Things get weirder by the minute
Some of the puzzles are easier than others. Along with the threat of death that isn’t always obvious, some puzzles are abstractly different to others, which keeps you on your toes at all times. While many hallmarks of adventure games are there, such as the initial level acting as a silent tutorial that equates to “use that metal thing to open that metal door or get shot”, and the increasing complexity, moving around LINCspace makes you feel like you’re playing a different game.

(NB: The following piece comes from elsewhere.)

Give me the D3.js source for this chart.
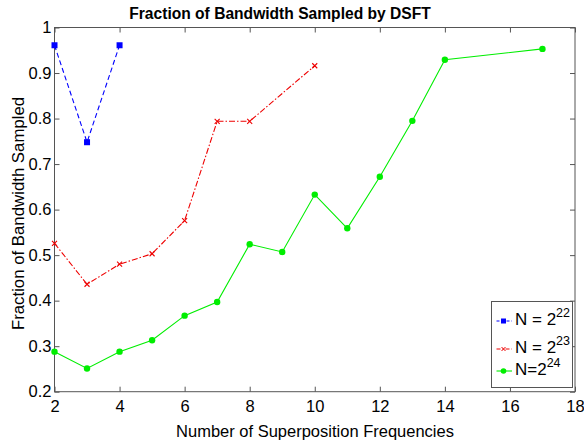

The plot is heartwrenchingly good
Beneath A Steel Sky is a killer game
Dizzying heights were achieved
in the creation of this game
The game is completely gripping, and while a huge part of it is because of the amazing art, challenging gameplay and intriguing plot, a fair chunk is down to uncomfortable juxtapositions. From the way LINCspace feels compared to the tangible walkways, and how oddly cheery Belle Vue and Hyde Park are compared to the rest of the world, to the strange hodgepodge of current and dated technology that the dystopia setting allows for, and the strands of humour woven into such a serious tapestry, you're always wanting to play more just to achieve a greater sense of clarity. While The Secret Of Monkey Island and LeChuck’s Revenge were conceived from a grim idea that was crafted to be brimming with charm, the use of humour in Beneath A Steel Sky added a dimension to the game rather than just changing it to a different type. By straddling the borders of multiple concepts rather than firmly establishing the game as something distinct, the folks at Revolution risked a game that would fall flat and not achieve in any category. However, they put the work in, and served up something that, while not quite perfect, overachieved in many ways. Beneath A Steel Sky is one of the pinnacles of the genre, and its release to the freeware world in 2003 and inexpensive remastered release as a sort of iApp thingy in 2009 by the company, which was a demonstration that they understood the emulator scene and disaffected consumers better than the bigger players, have helped to keep the flame of adventure games alive. It is inspiring gamers to dig back into the past and indulge in the classic games, and encouraging developers to dedicate their time to creating games for the so-called unfashionable genre. Its place as both a quality game and a historically significant package are in no doubt.